Ok - I'll undo it. Also, for future reference, could you please edit the Rmd file?

ricschuster commented 3 years ago

Ok great - thanks! I do like the fact that the subsampling approach lets us specify the total number of planning units (rather than the size) which might be more useful prioritizr users? I guess another option could be to subsample a spatially contiguous set of planning units (e.g. start from the north east corner of study area and work our way down)? But complexities in the relationship between the spatial distribution of costs and species across different parts of the study area might introduce biases in our attempt to find a relationship between "number of planning units" vs. "run time"?

We could play around with the pu size to get some reasonable pu numbers. The pu sizes would be a bit strange, but pu numbers would potentially make more sense to users?

I think if we do that, aggregating should work well?

ricschuster commented 3 years ago

Ok - I'll undo it. Also, for future reference, could you please edit the Rmd file?

Sorry about that. I just edited the README in GitHub and didn't think about the Rmd file.

jeffreyhanson commented 3 years ago

We could play around with the pu size to get some reasonable pu numbers. The pu sizes would be a bit strange, but pu numbers would potentially make more sense to users?

I think if we do that, aggregating should work well?

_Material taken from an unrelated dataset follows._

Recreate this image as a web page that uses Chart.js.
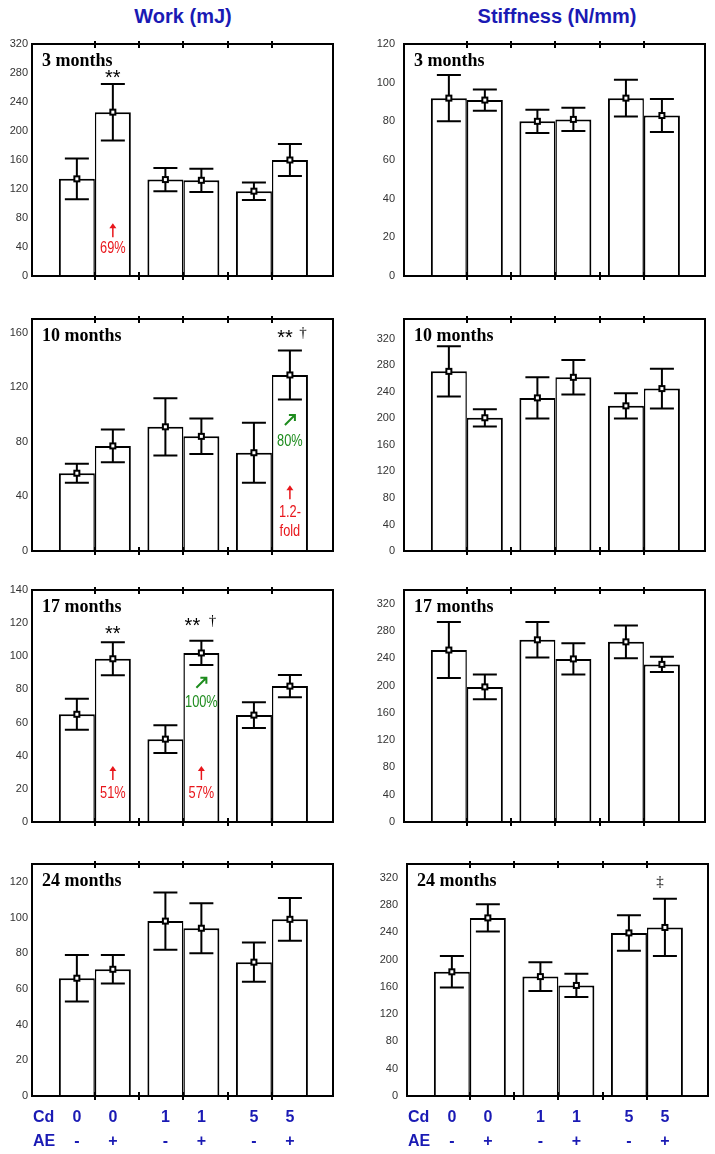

That's a brilliant idea!! Although we might not be able to precisely get a specific number of planning units (e.g. we might only get 1030 instead of 1000 planning units), I reckon we could get close enough so that it's not too much of an issue?

ricschuster commented 3 years ago

Agreed. Close enough would be good enough I think. It would be mostly about ballpark/order of magnitude, at least in my opinion.

jeffreyhanson commented 3 years ago

Yeah, I'm trying to think of some way to automatically calculate this, but it's complicated by the fact that not every grid cell in the raster is actually a planning unit. I think a ballpark estimate will work great!

jeffreyhanson commented 3 years ago

Since you've looked at the README and given it the OK, I'll close this issue now. Please feel free to reopen it if you can think of anything to improve it? Once we've got some "real" runs, we could perhaps adds a graph to the README or something.